What is required
Retype all of the listing exactly, passing over any picture you find.

_ _ _ _ _ _ _

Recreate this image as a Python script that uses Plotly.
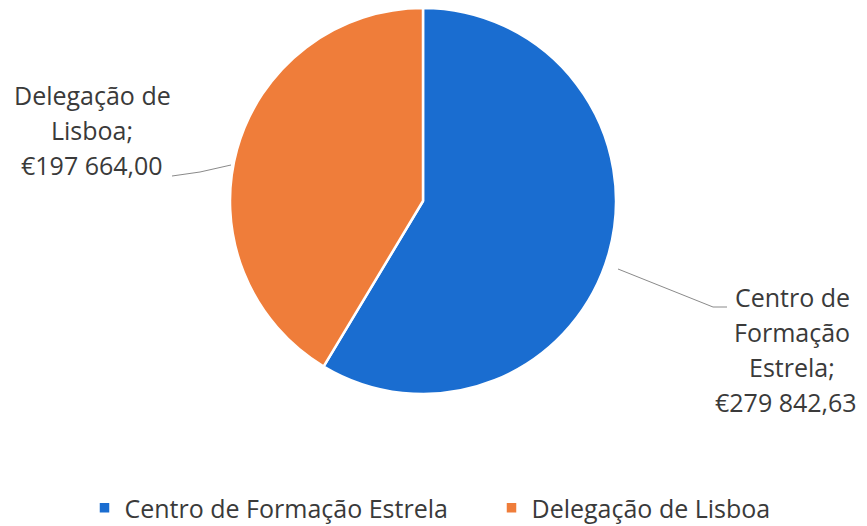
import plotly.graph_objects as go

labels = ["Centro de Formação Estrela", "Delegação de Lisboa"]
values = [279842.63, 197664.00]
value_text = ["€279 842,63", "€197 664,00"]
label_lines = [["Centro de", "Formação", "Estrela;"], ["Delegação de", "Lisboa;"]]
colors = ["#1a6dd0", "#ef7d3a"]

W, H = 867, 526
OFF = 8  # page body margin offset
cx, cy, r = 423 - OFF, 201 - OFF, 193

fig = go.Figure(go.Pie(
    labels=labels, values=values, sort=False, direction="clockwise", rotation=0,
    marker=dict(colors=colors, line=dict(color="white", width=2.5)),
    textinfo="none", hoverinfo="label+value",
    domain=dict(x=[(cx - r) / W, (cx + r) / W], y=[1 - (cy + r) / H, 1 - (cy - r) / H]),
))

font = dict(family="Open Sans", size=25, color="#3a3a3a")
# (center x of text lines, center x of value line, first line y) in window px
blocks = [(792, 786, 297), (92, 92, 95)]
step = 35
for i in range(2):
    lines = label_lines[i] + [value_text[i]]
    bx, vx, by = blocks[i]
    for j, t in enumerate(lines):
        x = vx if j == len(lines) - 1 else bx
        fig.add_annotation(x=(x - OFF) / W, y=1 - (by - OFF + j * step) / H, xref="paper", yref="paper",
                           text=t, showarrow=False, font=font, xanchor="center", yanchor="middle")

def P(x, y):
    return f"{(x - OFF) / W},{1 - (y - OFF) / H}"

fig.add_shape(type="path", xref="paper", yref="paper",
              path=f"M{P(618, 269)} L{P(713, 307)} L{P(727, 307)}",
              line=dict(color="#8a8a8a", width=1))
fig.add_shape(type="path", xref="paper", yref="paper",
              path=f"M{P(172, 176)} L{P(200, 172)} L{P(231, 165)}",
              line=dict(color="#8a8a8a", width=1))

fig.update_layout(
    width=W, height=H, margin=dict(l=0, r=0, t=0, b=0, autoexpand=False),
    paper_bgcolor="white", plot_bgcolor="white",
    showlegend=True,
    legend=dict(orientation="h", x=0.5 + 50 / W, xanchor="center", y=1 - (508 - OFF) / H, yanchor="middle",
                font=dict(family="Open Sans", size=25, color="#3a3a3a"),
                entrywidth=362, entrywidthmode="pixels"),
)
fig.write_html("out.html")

_ _ _ _ _ _ _

Result of the task
Recreate this image as a Python script that uses Plotly.
import plotly.graph_objects as go

labels = ["Centro de Formação Estrela", "Delegação de Lisboa"]
values = [279842.63, 197664.00]
value_text = ["€279 842,63", "€197 664,00"]
label_lines = [["Centro de", "Formação", "Estrela;"], ["Delegação de", "Lisboa;"]]
colors = ["#1a6dd0", "#ef7d3a"]

W, H = 867, 526
OFF = 8  # page body margin offset
cx, cy, r = 423 - OFF, 201 - OFF, 193

fig = go.Figure(go.Pie(
    labels=labels, values=values, sort=False, direction="clockwise", rotation=0,
    marker=dict(colors=colors, line=dict(color="white", width=2.5)),
    textinfo="none", hoverinfo="label+value",
    domain=dict(x=[(cx - r) / W, (cx + r) / W], y=[1 - (cy + r) / H, 1 - (cy - r) / H]),
))

font = dict(family="Open Sans", size=25, color="#3a3a3a")
# (center x of text lines, center x of value line, first line y) in window px
blocks = [(792, 786, 297), (92, 92, 95)]
step = 35
for i in range(2):
    lines = label_lines[i] + [value_text[i]]
    bx, vx, by = blocks[i]
    for j, t in enumerate(lines):
        x = vx if j == len(lines) - 1 else bx
        fig.add_annotation(x=(x - OFF) / W, y=1 - (by - OFF + j * step) / H, xref="paper", yref="paper",
                           text=t, showarrow=False, font=font, xanchor="center", yanchor="middle")

def P(x, y):
    return f"{(x - OFF) / W},{1 - (y - OFF) / H}"

fig.add_shape(type="path", xref="paper", yref="paper",
              path=f"M{P(618, 269)} L{P(713, 307)} L{P(727, 307)}",
              line=dict(color="#8a8a8a", width=1))
fig.add_shape(type="path", xref="paper", yref="paper",
              path=f"M{P(172, 176)} L{P(200, 172)} L{P(231, 165)}",
              line=dict(color="#8a8a8a", width=1))

fig.update_layout(
    width=W, height=H, margin=dict(l=0, r=0, t=0, b=0, autoexpand=False),
    paper_bgcolor="white", plot_bgcolor="white",
    showlegend=True,
    legend=dict(orientation="h", x=0.5 + 50 / W, xanchor="center", y=1 - (508 - OFF) / H, yanchor="middle",
                font=dict(family="Open Sans", size=25, color="#3a3a3a"),
                entrywidth=362, entrywidthmode="pixels"),
)
fig.write_html("out.html")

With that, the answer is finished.